(Reuters) - Gold traded in a narrow $5 range on Thursday as investors gauged the impact of U.S. backing of Hong Kong protesters on its trade negotiations with China, while palladium scaled a record peak on a sustained supply crunch.
Spot gold was up 0.1% at $1,455.37 per ounce by 1331 GMT. U.S. gold futures rose 0.1% to $1,454.90, with trading volumes subdued by the U.S. Thanksgiving holiday.
China warned the United States that it would take “firm countermeasures” in response to U.S. legislation backing anti-government protesters in Hong Kong.
The U.S. legislation “doesn’t seem to have provided much of a support to gold prices. The already slim chances of a ‘phase 1’ agreement don’t seem to have improved,” Commerzbank analyst Eugen Weinberg said.
“There is still strong pressure on gold. Staying above $1,450 and not falling lower is quite important for gold. If the equities market run continues, it is likely that gold prices will come under more pressure.”
In global stock markets, a four-day rally to near-record highs stalled as the U.S. bill backing Hong Kong’s protesters threatened to derail an interim trade deal between Washington and Beijing.
Gold prices have slipped more than 6% from six-year highs hit in September and are on track to post their biggest monthly decline in three years.
Gold eased 0.5% in the last session on a raft of upbeat economic data from the United States. Economic growth picked up slightly in the third quarter, weekly jobless claims fell, while new orders for key U.S.-made capital goods increased.
“Global growth concerns have definitely eased, but not gone,” said John Sharma, an economist at National Australia Bank. He added that gold would remain supported even if an interim deal was passed since the most complex issues, such as intellectual property, had been pushed down the road.
Gold, considered a safe store of value during economic or political uncertainties, has gained more than 13% this year, mainly due to the tariff dispute.
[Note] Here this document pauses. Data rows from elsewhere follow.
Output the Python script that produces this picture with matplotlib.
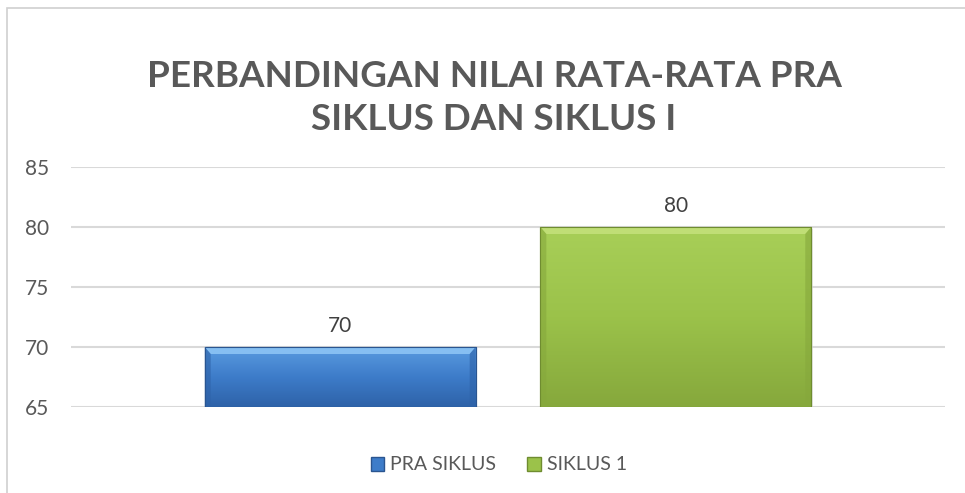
import matplotlib
matplotlib.use("Agg")
import matplotlib.pyplot as plt
import numpy as np
from matplotlib.patches import Rectangle, Polygon
from matplotlib.colors import LinearSegmentedColormap

plt.rcParams['font.family'] = ['Lato', 'DejaVu Sans']

title = "PERBANDINGAN NILAI RATA-RATA PRA\nSIKLUS DAN SIKLUS I"
series = ["PRA SIKLUS", "SIKLUS 1"]
values = [70, 80]
y_ticks = [65, 70, 75, 80, 85]
y_min, y_max = 65, 85

colors_top = ["#5a9be0", "#a8cf58"]
colors_mid = ["#3d7cc9", "#9bc24a"]
colors_bot = ["#2e62a8", "#86a83c"]
edge_cols = ["#2a5590", "#6f8c30"]
light_cols = ["#8cc4f5", "#c3e07a"]

fig = plt.figure(figsize=(9.65, 4.93), dpi=100)
fig.patch.set_facecolor("white")
# chart border
fig.add_artist(Rectangle((7/965, -0.2), 1.2, 1 - 8/493 + 0.2, transform=fig.transFigure,
                         fill=False, edgecolor="#d0d0d0", linewidth=1.2))

ax = fig.add_axes([71/965, 1 - 407/493, (945 - 71)/965, (407 - 167)/493])
ax.set_xlim(0, 1)
ax.set_ylim(y_min, y_max)
ax.set_yticks(y_ticks)
ax.set_yticklabels([str(t) for t in y_ticks], fontsize=15, color="#595959")
ax.tick_params(axis='y', length=0, pad=16)
ax.set_xticks([])
for s in ax.spines.values():
    s.set_visible(False)
ax.grid(axis='y', color="#d9d9d9", linewidth=1.5)
ax.set_axisbelow(True)

centers = [0.308, 0.692]
width = 0.31
px_x = 1 / 874 * 6       # bevel size in x data units (~6 px)
bev_y = 20 / 240 * 7     # ~7 px in y data units

for i, (c, v) in enumerate(zip(centers, values)):
    x0 = c - width / 2
    # shadow
    ax.add_patch(Rectangle((x0 + 0.002, y_min), width, v - y_min - 0.15, facecolor="#d8d8d8",
                           edgecolor="none", zorder=2, alpha=0.6))
    b = ax.bar(c, v - y_min, bottom=y_min, width=width, color=colors_mid[i],
               edgecolor=edge_cols[i], linewidth=0.8, zorder=3, label=series[i])
    cmap = LinearSegmentedColormap.from_list("g%d" % i, [colors_bot[i], colors_mid[i], colors_top[i]])
    grad = np.linspace(0, 1, 256).reshape(-1, 1)
    im = ax.imshow(grad, extent=(x0, x0 + width, y_min, v), origin='lower', aspect='auto',
                   cmap=cmap, zorder=4)
    im.set_clip_path(b.patches[0])
    # top bevel (light)
    ax.add_patch(Polygon([(x0, v), (x0 + width, v), (x0 + width - px_x, v - bev_y),
                          (x0 + px_x, v - bev_y)], closed=True, facecolor=light_cols[i],
                         edgecolor="none", alpha=0.9, zorder=5))
    # side bevels (darker)
    ax.add_patch(Polygon([(x0, v), (x0 + px_x, v - bev_y), (x0 + px_x, y_min + bev_y * 0.3),
                          (x0, y_min)], closed=True, facecolor=colors_bot[i],
                         edgecolor="none", alpha=0.6, zorder=5))
    ax.add_patch(Polygon([(x0 + width, v), (x0 + width - px_x, v - bev_y),
                          (x0 + width - px_x, y_min + bev_y * 0.3), (x0 + width, y_min)],
                         closed=True, facecolor=colors_bot[i], edgecolor="none", alpha=0.6, zorder=5))
    ax.add_patch(Rectangle((x0, y_min), width, v - y_min, fill=False,
                           edgecolor=edge_cols[i], linewidth=0.8, zorder=6))
    ax.annotate(str(v), (c, v), xytext=(0, 8), textcoords="offset points",
                ha="center", va="bottom", fontsize=15, color="#404040", zorder=7)

fig.text(0.512, 1 - 98/493, title, ha="center", va="center", fontsize=26.5, fontweight="bold",
         color="#595959", linespacing=1.35)

# legend
leg_handles = [Rectangle((0, 0), 1, 1, facecolor=colors_mid[i], edgecolor=edge_cols[i])
               for i in range(len(series))]
fig.legend(leg_handles, series, loc="center", bbox_to_anchor=(0.517, 1 - 465/493), ncol=2,
           frameon=False, fontsize=14, labelcolor="#595959", handlelength=0.7, handleheight=0.7,
           handletextpad=0.3, columnspacing=1.6)

fig.savefig("out.png", dpi=100)
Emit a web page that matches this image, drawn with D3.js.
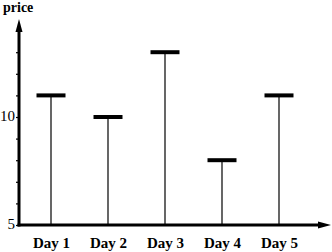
<!DOCTYPE html>
<html>
<head>
<meta charset="utf-8">
<script src="https://cdn.jsdelivr.net/npm/d3@7"></script>
<style>
  body { margin: 0; background: #fff; }
  svg { display: block; }
  text { font-family: "Liberation Serif", "Times New Roman", serif; fill: #000; }
</style>
</head>
<body>
<div id="chart"></div>
<script>
const days = ["Day 1", "Day 2", "Day 3", "Day 4", "Day 5"];
const prices = [11, 10, 13, 8, 11];
const tickValues = [5, 6, 7, 8, 9, 10, 11, 12, 13];
const tickLabels = { 5: "5", 10: "10" };

const width = 332, height = 252;
const x0 = 19, y0 = 225;

const svg = d3.select("#chart").append("svg")
    .attr("width", width)
    .attr("height", height);

const x = d3.scalePoint()
    .domain(days)
    .range([51, 279]);

const y = d3.scaleLinear()
    .domain([5, 10])
    .range([y0, 117]);

// y axis with small ticks
const yAxis = d3.axisLeft(y)
    .tickValues(tickValues)
    .tickSize(3)
    .tickFormat(d => tickLabels[d] || "");

const gy = svg.append("g")
    .attr("transform", `translate(${x0},0)`)
    .call(yAxis);
gy.select(".domain").remove();
gy.selectAll(".tick line").attr("stroke", "#000").attr("stroke-width", 1.2);
gy.selectAll(".tick text")
    .attr("x", -4)
    .attr("dy", "0.2em")
    .attr("font-size", 15)
    .attr("font-family", "Liberation Serif, serif");

// axis lines with arrows
svg.append("line")
    .attr("x1", x0).attr("y1", y0 + 1.5)
    .attr("x2", x0).attr("y2", 30)
    .attr("stroke", "#000").attr("stroke-width", 3);
svg.append("path")
    .attr("d", `M${x0},19 L${x0 - 3.5},32 L${x0 + 3.5},32 Z`)
    .attr("fill", "#000");

svg.append("line")
    .attr("x1", x0 - 1.5).attr("y1", y0)
    .attr("x2", 320).attr("y2", y0)
    .attr("stroke", "#000").attr("stroke-width", 3);
svg.append("path")
    .attr("d", `M331,${y0} L318,${y0 - 3.5} L318,${y0 + 3.5} Z`)
    .attr("fill", "#000");

// x labels
const xAxis = d3.axisBottom(x).tickSize(0).tickPadding(12);
const gx = svg.append("g")
    .attr("transform", `translate(0,${y0})`)
    .call(xAxis);
gx.select(".domain").remove();
gx.selectAll(".tick text")
    .attr("font-size", 15)
    .attr("font-weight", "bold")
    .attr("font-family", "Liberation Serif, serif");

// stems
svg.selectAll(".stem")
    .data(days)
    .enter().append("line")
    .attr("class", "stem")
    .attr("x1", d => x(d)).attr("x2", d => x(d))
    .attr("y1", y0)
    .attr("y2", (d, i) => y(prices[i]))
    .attr("stroke", "#000").attr("stroke-width", 1.2);

// caps
svg.selectAll(".cap")
    .data(days)
    .enter().append("line")
    .attr("class", "cap")
    .attr("x1", d => x(d) - 14.5).attr("x2", d => x(d) + 14.5)
    .attr("y1", (d, i) => y(prices[i]))
    .attr("y2", (d, i) => y(prices[i]))
    .attr("stroke", "#000").attr("stroke-width", 4);

// axis title
svg.append("text")
    .attr("x", 3).attr("y", 12)
    .attr("font-size", 14)
    .attr("font-weight", "bold")
    .text("price");
</script>
</body>
</html>
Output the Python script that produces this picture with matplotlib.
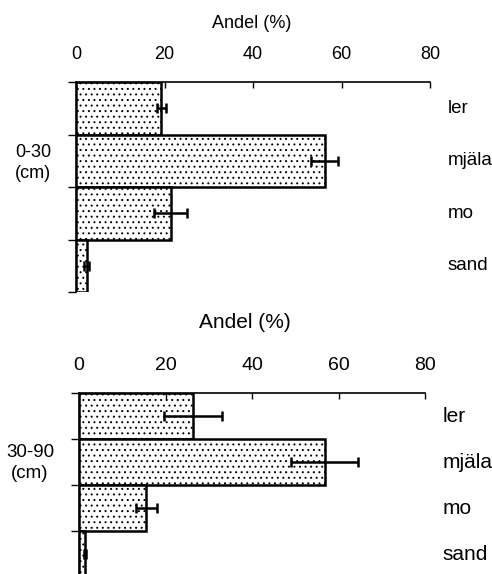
import matplotlib
matplotlib.use("Agg")
import matplotlib.pyplot as plt
import numpy as np

plt.rcParams['font.family'] = ['Liberation Sans', 'DejaVu Sans']
plt.rcParams['hatch.linewidth'] = 0.7

categories = ["ler", "mjäla", "mo", "sand"]
xticks = [0, 20, 40, 60, 80]

depth_top = "0-30\n(cm)"
values_top = [19.3, 56.2, 21.4, 2.4]
errors_top = [1.0, 3.1, 3.7, 0.5]

depth_bottom = "30-90\n(cm)"
values_bottom = [26.3, 56.8, 15.6, 1.4]
errors_bottom = [6.7, 7.8, 2.4, 0.2]

W, H = 492, 574
fig = plt.figure(figsize=(W / 100, H / 100), dpi=100)


def panel(rect_px, values, errors, depth, fs_tick, fs_title, fs_cat, fs_depth,
          title_px, depth_px):
    x0, y0, x1, y1 = rect_px
    ax = fig.add_axes([x0 / W, 1 - y1 / H, (x1 - x0) / W, (y1 - y0) / H])
    ypos = np.arange(len(categories))
    ax.barh(ypos, values, height=1.0, color="white", edgecolor="black",
            linewidth=1.8, hatch="...")
    ax.errorbar(values, ypos, xerr=errors, fmt="none", ecolor="black",
                elinewidth=1.8, capsize=3.5, capthick=1.8)
    ax.set_xlim(0, 80)
    ax.set_ylim(len(categories) - 0.5, -0.5)
    ax.xaxis.tick_top()
    ax.set_xticks(xticks)
    ax.set_xticklabels([str(t) for t in xticks], fontsize=fs_tick)
    ax.tick_params(axis="x", direction="in", length=4, width=1, pad=14)
    ax.set_yticks(np.arange(-0.5, len(categories) + 0.5, 1.0))
    ax.set_yticklabels([])
    ax.tick_params(axis="y", direction="out", length=6, width=1)
    ax.spines["right"].set_visible(False)
    ax.spines["bottom"].set_visible(False)
    ax.spines["top"].set_linewidth(1.2)
    ax.spines["left"].set_linewidth(1.2)
    for yv, name in zip(ypos, categories):
        ax.text(1.05, yv, name, transform=ax.get_yaxis_transform(),
                fontsize=fs_cat, va="center", ha="left")
    fig.text(title_px[0] / W, 1 - title_px[1] / H, "Andel (%)",
             fontsize=fs_title, ha="center", va="center")
    fig.text(depth_px[0] / W, 1 - depth_px[1] / H, depth, fontsize=fs_depth,
             ha="center", va="center", linespacing=1.25)
    return ax


# upper panel: 0-30 cm
panel((76, 82, 430, 292), values_top, errors_top, depth_top,
      fs_tick=13, fs_title=13, fs_cat=13.5, fs_depth=13,
      title_px=(252, 23), depth_px=(33, 163))

# lower panel: 30-90 cm
panel((79, 393, 425, 577), values_bottom, errors_bottom, depth_bottom,
      fs_tick=14, fs_title=15, fs_cat=15, fs_depth=13.5,
      title_px=(245, 322), depth_px=(30, 463))

fig.savefig("out.png", dpi=100)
Among other precious metals, palladium gained 0.4% to $1,840.61 per ounce, having hit an all-time high of $1,841.69 earlier in the session.
“Yet again, it’s very much about scarcity of palladium and continued production deficits given the strong demand from the car industry and inadequate supply,” Commerzbank’s Weinberg said.
The price of the metal, used in vehicle exhausts to reduce harmful emissions, has risen more than 45% so far this year.
Platinum fell 0.1% to $891.52 per ounce and silver was steady at $16.94.